I’d stay in the garden with Him
Though the night around me be falling,
But He bids me go; through the voice of woe
His voice to me is calling.
— “In the Garden” by C. Austin Miles, 1913
I admit that I always liked that hymn, but as I sat there last Sunday morning, it bothered me. A lot.
Forty-five minutes later we were singing “Fairest Lord Jesus” in my in-law’s church. And then we sang a modern worship song speaking of how beautiful Jesus is.
In the last couple months, I’ve had conversations with guys who confessed that God seems to answer the prayers of their wives more than He does their own. One went so far as to tell me that whenever he received a positive answer to prayer, it disappointed him to find out his wife had been praying for the same thing. He attributed the success in receiving that answer to prayer more to his wife’s prayer life than his own. In those times when his prayers didn’t line up with his wife’s, nothing seemed to happen.
It makes me wonder if Christian men today feel like second-class citizens of heaven.
Consider the image of Jesus we proffer in our churches today. He becomes a sort of benevolent, winsome character who is handsome (in a glossy, Western sort of way), considerate of others, good with children, intelligent, deeply spiritual, and a hard worker. In our churches, we sing about how much we love Him, talk about His beauty, go on about how we want to be near Him, and so on. In short, He sounds like the perfect husband.

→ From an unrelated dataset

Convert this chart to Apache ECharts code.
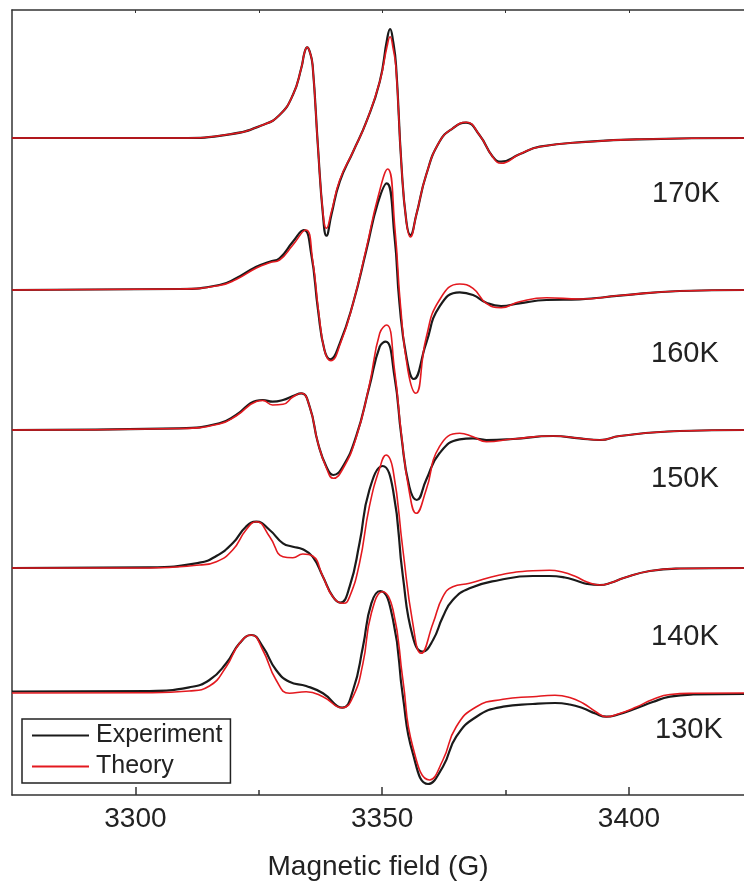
<!DOCTYPE html>
<html>
<head>
<meta charset="utf-8">
<script src="https://cdn.jsdelivr.net/npm/echarts@6.0.0/dist/echarts.min.js"></script>
<style>
  html, body { margin: 0; padding: 0; background: #fff; }
  #main { width: 744px; height: 883px; }
</style>
</head>
<body>
<div id="main"></div>
<script>
// spectra: [field (G), signal (arb. units)], each relative to its own baseline
var temps = ['170K', '160K', '150K', '140K', '130K'];
var offsets = [657, 505, 365, 227, 102];   // baseline of each trace (stacking)

var exp170 = [[3275,0],[3308.9,0],[3319.1,3.7],[3325.8,13],[3329.2,23],[3331.9,43],[3333.6,69.7],[3334.3,86.3],[3334.8,90.7],[3335.4,85],[3335.9,73],[3337.0,-10],[3338.0,-77],[3338.7,-97.7],[3339.7,-77],[3341.4,-43.7],[3344.1,-13.7],[3346.8,16.3],[3349.5,56.3],[3351.0,99],[3351.6,109],[3352.2,97],[3352.8,73],[3353.9,-27],[3354.9,-83.7],[3355.7,-97],[3356.9,-77],[3358.9,-37],[3361.6,-3.7],[3364.3,9.7],[3367.0,15.3],[3369.7,3],[3372.4,-18.7],[3374.1,-23.7],[3377.8,-16.3],[3381.9,-8.7],[3392.0,-3.7],[3402.2,-1.3],[3423.3,0]];
var the170 = [[3275,0],[3308.9,0],[3319.1,3.7],[3325.8,13],[3329.2,23],[3331.9,43],[3333.6,69.7],[3334.3,86.3],[3334.8,90.7],[3335.4,85],[3335.9,73],[3337.0,-10],[3338.0,-75],[3338.7,-90.3],[3339.7,-74],[3341.4,-42],[3344.1,-13.7],[3346.8,16.3],[3349.5,56.3],[3351.0,92],[3351.6,101.3],[3352.2,90],[3352.8,70],[3353.9,-27],[3354.9,-84],[3355.7,-99],[3356.9,-77],[3358.9,-37],[3361.6,-3.7],[3364.3,9.7],[3367.0,15.8],[3369.7,3],[3372.4,-19],[3374.1,-25.3],[3377.8,-16.3],[3381.9,-8.7],[3392.0,-3.7],[3402.2,-1.3],[3423.3,0]];

var exp160 = [[3275,0],[3308.9,1],[3317.0,5],[3320.4,11.7],[3324.5,23.3],[3327.2,28.3],[3329.2,31.7],[3331.9,48.3],[3334.1,60],[3335.6,36.7],[3337.0,-20],[3338.3,-60],[3339.5,-69.3],[3341.4,-53.3],[3344.1,-13.3],[3346.8,40],[3349.1,86.7],[3350.9,106.7],[3352.5,53.3],[3353.5,-13.3],[3354.9,-66.7],[3356.4,-89],[3358.9,-53.3],[3361.6,-16.7],[3365.7,-2.3],[3368.4,-5],[3371.1,-12.7],[3374.1,-16],[3377.8,-13.3],[3383.3,-10],[3390.0,-9.3],[3398.1,-5.7],[3410.3,-1],[3423.3,0]];
var the160 = [[3275,0],[3308.9,1],[3317.0,4.5],[3320.4,10.5],[3324.5,22],[3327.2,27.3],[3329.2,30],[3331.9,45],[3334.5,60],[3335.9,30],[3337.2,-25],[3338.4,-62],[3339.6,-70.7],[3341.5,-54],[3344.1,-13.3],[3346.8,42],[3349.1,92],[3351.1,121],[3352.6,60],[3353.7,-15],[3355.2,-80],[3356.8,-103.3],[3358.9,-48],[3361.6,-10],[3365.7,6],[3368.4,1.7],[3371.1,-13.3],[3374.1,-17.7],[3377.8,-11.7],[3383.3,-7.7],[3390.0,-9],[3398.1,-5.5],[3410.3,-1],[3423.3,0]];

var exp150 = [[3275,0],[3308.9,1.7],[3317.0,6.7],[3320.4,15],[3324.5,29.3],[3325.8,30],[3327.8,28.3],[3329.9,30],[3331.9,34],[3333.6,36.7],[3335.3,23.3],[3337.0,-13.3],[3338.7,-36.7],[3340.1,-45],[3342.0,-36.7],[3344.7,-6.7],[3347.4,43.3],[3349.5,83.3],[3350.7,88.3],[3352.5,53.3],[3353.9,-6.7],[3355.5,-56.7],[3357.0,-70],[3358.9,-50],[3361.6,-23.3],[3365.7,-9.3],[3368.4,-8.3],[3371.1,-10],[3376.5,-9],[3384.6,-6],[3390.0,-8.3],[3394.1,-10],[3398.1,-6],[3410.3,-1],[3423.3,0]];
var the150 = [[3275,0],[3308.9,1.5],[3317.0,6],[3320.4,14],[3324.5,28.5],[3325.8,29.5],[3327.8,25],[3329.9,25.7],[3331.9,33],[3333.6,36.7],[3335.3,23.3],[3337.0,-13.3],[3338.7,-38],[3340.1,-48.3],[3342.0,-39],[3344.7,-8],[3347.4,45],[3349.5,96.7],[3350.9,105],[3352.5,60],[3353.9,-5],[3355.5,-62],[3356.9,-83.3],[3358.9,-60],[3361.6,-16.7],[3365.7,-3.3],[3368.4,-6.7],[3371.1,-11.7],[3376.5,-9],[3384.6,-6],[3390.0,-8.3],[3394.1,-10],[3398.1,-6],[3410.3,-1],[3423.3,0]];

var exp140 = [[3275,0],[3302.8,0.7],[3313.0,5.3],[3316.4,12],[3319.7,24.7],[3322.4,41.3],[3324.5,46.3],[3327.2,38],[3329.9,24.7],[3331.9,21.3],[3333.9,18.7],[3335.9,11.3],[3338.0,-8.7],[3340.0,-28.7],[3341.5,-34.7],[3343.4,-18.7],[3345.4,24.7],[3347.4,78],[3350.1,102],[3352.2,78],[3354.2,-8.7],[3356.2,-68.7],[3358.2,-83.7],[3360.3,-72],[3362.3,-48.7],[3364.3,-32],[3367.7,-20.3],[3373.8,-12],[3380.5,-8],[3383.9,-8],[3387.0,-9.5],[3389.4,-12.8],[3391.5,-15.8],[3394.1,-17],[3396.5,-14.5],[3398.9,-10],[3404.2,-3],[3410.3,-0.5],[3423.3,0]];
var the140 = [[3275,0],[3302.8,0],[3313.0,3],[3316.4,6.3],[3319.7,18],[3322.4,38],[3324.5,46.3],[3327.2,31.3],[3329.9,11.3],[3331.9,10.3],[3333.9,14],[3335.9,12],[3338.0,-8.7],[3340.0,-28.7],[3342.2,-35.3],[3343.4,-28.7],[3345.4,4.7],[3347.4,61.3],[3349.5,100],[3350.8,113],[3352.2,98],[3354.2,18],[3356.2,-55.3],[3357.9,-85.3],[3360.3,-55.3],[3362.3,-28.7],[3364.3,-18.7],[3367.7,-15.3],[3373.8,-7],[3380.5,-2.7],[3383.9,-2.2],[3386.5,-4],[3389.2,-8.5],[3391.5,-14],[3394.1,-17],[3396.5,-14.5],[3398.9,-10],[3404.2,-3],[3410.3,-0.5],[3423.3,0]];

var exp130 = [[3275,1.5],[3302.8,2],[3310.9,5.7],[3315.0,13],[3318.4,29.7],[3321.1,49.7],[3323.5,58],[3325.8,46.3],[3328.5,23],[3331.2,11.3],[3334.6,7],[3338.0,-0.3],[3341.9,-14.7],[3344.1,3],[3346.1,46.3],[3347.8,89.7],[3349.6,102],[3352.2,73],[3354.2,-3.7],[3356.2,-60.3],[3359.3,-91],[3362.3,-73.7],[3365.0,-43.7],[3369.1,-23.7],[3374.5,-13.7],[3380.5,-11],[3385.0,-10],[3388.0,-11.5],[3390.7,-15.3],[3393.2,-20.5],[3395.4,-23.7],[3397.8,-21.5],[3401.5,-15.3],[3404.8,-9],[3408.3,-3.7],[3413.0,-1.5],[3423.3,-1]];
var the130 = [[3275,0],[3302.8,0.3],[3310.9,2],[3315.0,7],[3318.4,26.3],[3321.1,49.7],[3323.5,58],[3325.8,43],[3328.5,13],[3331.2,-0.3],[3334.6,1.3],[3338.0,-3.7],[3341.9,-14.7],[3344.1,-3.7],[3346.1,29.7],[3347.8,79.7],[3350.1,101.3],[3352.2,83],[3354.2,13],[3356.2,-53.7],[3359.6,-87],[3362.3,-67],[3365.0,-33.7],[3369.1,-13.7],[3374.5,-6.3],[3380.5,-3.7],[3385.0,-2.3],[3388.0,-4.5],[3390.7,-10.3],[3393.2,-18.5],[3395.4,-23.7],[3397.8,-21],[3401.5,-14],[3404.8,-6.5],[3408.3,-1.5],[3413.0,-0.3],[3423.3,0]];

var majorTicks = [3300, 3350, 3400];
var minorTicks = [3325, 3375];
var topTicks = [3300, 3325, 3350, 3375, 3400];

(function() {
    var myChart = echarts.init(document.getElementById('main'));

    var expList = [exp170, exp160, exp150, exp140, exp130];
    var theList = [the170, the160, the150, the140, the130];
    var font = 'Liberation Sans, Arial, Helvetica, sans-serif';

    // 把每条谱线抬到自己的基线上
    function shift(arr, off) {
        return arr.map(function(p) { return [p[0], p[1] + off]; });
    }

    var series = [];
    expList.forEach(function(d, i) {
        series.push({
            name: 'Experiment',
            type: 'line',
            symbol: 'none',
            smooth: 0.5,
            lineStyle: { color: '#1a1a1a', width: 2.2 },
            itemStyle: { color: '#1a1a1a' },
            data: shift(d, offsets[i])
        });
    });
    theList.forEach(function(d, i) {
        series.push({
            name: 'Theory',
            type: 'line',
            symbol: 'none',
            smooth: 0.5,
            lineStyle: { color: '#e3191f', width: 1.6 },
            itemStyle: { color: '#e3191f' },
            data: shift(d, offsets[i])
        });
    });

    var axisColor = '#333';

    var option = {
        animation: false,
        backgroundColor: '#fff',
        // outerBoundsMode none: 坐标轴名字可以压到画布底边，网格不要自动缩小
        grid: { left: 12, top: 10, right: 0, bottom: 88, outerBoundsMode: 'none' },
        legend: {
            data: [{ name: 'Experiment', icon: 'rect' }, { name: 'Theory', icon: 'rect' }],
            orient: 'vertical',
            left: 22,
            top: 719,
            itemWidth: 57,
            itemHeight: 2,
            itemGap: 6,
            padding: [4, 8, 4, 10],
            borderColor: '#222',
            borderWidth: 1.5,
            textStyle: { fontSize: 25, color: '#222', fontFamily: font, padding: [0, 0, 0, 2] }
        },
        xAxis: [{
            type: 'value',
            position: 'bottom',
            min: 3275,
            max: 3423.3,
            axisLine: { show: true, lineStyle: { color: axisColor, width: 1.5 } },
            axisTick: { show: true, inside: true, length: 8, customValues: majorTicks, lineStyle: { color: axisColor, width: 1.5 } },
            axisLabel: {
                customValues: majorTicks, fontSize: 28, color: '#222', fontFamily: font, margin: 10,
                formatter: function(v) { return String(v); }
            },
            splitLine: { show: false },
            name: 'Magnetic field (G)',
            nameLocation: 'middle',
            nameGap: 58,
            nameTextStyle: { fontSize: 28, color: '#222', fontFamily: font }
        }, {
            type: 'value',
            position: 'bottom',
            min: 3275,
            max: 3423.3,
            axisLine: { show: false },
            axisTick: { show: true, inside: true, length: 5, customValues: minorTicks, lineStyle: { color: axisColor, width: 1.5 } },
            axisLabel: { show: false },
            splitLine: { show: false }
        }, {
            type: 'value',
            position: 'top',
            min: 3275,
            max: 3423.3,
            axisLine: { show: true, lineStyle: { color: axisColor, width: 1.5 } },
            axisTick: { show: true, inside: true, length: 3, customValues: topTicks, lineStyle: { color: axisColor, width: 1 } },
            axisLabel: { show: false },
            splitLine: { show: false }
        }],
        yAxis: {
            type: 'value',
            min: 0,
            max: 785,
            axisLine: { show: true, lineStyle: { color: axisColor, width: 1.5 } },
            axisTick: { show: false },
            axisLabel: { show: false },
            splitLine: { show: false }
        },
        graphic: [
            { type: 'text', left: 652, top: 179, style: { text: temps[0], font: '29px ' + font, fill: '#222' } },
            { type: 'text', left: 651, top: 339, style: { text: temps[1], font: '29px ' + font, fill: '#222' } },
            { type: 'text', left: 651, top: 464, style: { text: temps[2], font: '29px ' + font, fill: '#222' } },
            { type: 'text', left: 651, top: 622, style: { text: temps[3], font: '29px ' + font, fill: '#222' } },
            { type: 'text', left: 655, top: 715, style: { text: temps[4], font: '29px ' + font, fill: '#222' } }
        ],
        series: series
    };

    myChart.setOption(option);
})();
</script>
</body>
</html>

I suppose that a few men out there are crushed by that notion, especially since nearly everything in our culture points out that men are stupid boors who think with their genitalia, love sports mindlessly, and mess up everything they touch. Then there’s Jesus who is none of those things. Is it any reason that the little woman loves Jesus? Or that it’s hard for men to identify with the Lord?
I think this is why I’m hearing that men feel their wives have got it all over them when it comes to being spiritual. I think it explains the disconnect that some Christian men experience when it comes to having a meaningful relationship with Christ. They look around and see that what they are told they must experience seems a bit off. They can see how their wives can go on and on about how beautiful Jesus is, but to men, the contemporary image of Christ they are told they must assent to, and the way they are to live out their faith feels at times, well…gay.
There, I said it.
One of the problems of our age is that none of this is truly news. The modern Christian men’s movement has been trying desperately for a couple decades to counteract what they see as the emasculation of the Church, and I believe they have a legitimate cause there. However, I think that books like Wild at Heart by John Eldridge, the “Bible” of the Christian men’s movement, blows the solution to the problem by encouraging men to find answers by hunting bear with a pointy stick. That attempts to counteract the image of a weepy-eyed Jesus by telling men they need to be testosterone-laden, elk-choking scalliwags. We simply trade one graven image for another.
I don’t believe that the problem is with us men as much as it is with the image of Jesus we project today in our churches. Attempting to pump ourselves up will yield no change unless we re-examine who Jesus is.
In light of what I was thinking about that morning before church as my father-in-law played piano, the sermon proved fortuitous. The pastor preached on Jesus’ question, “Who do men say that I am?” I think that question sums it up for most men. Who is Jesus? And are we exalting a graven image of Him that drives men away from the Church?
What do you think? If you agree that we’ve distorted the image of Christ to make Him overly appealing to women at the expense of men, how would you rescue that image?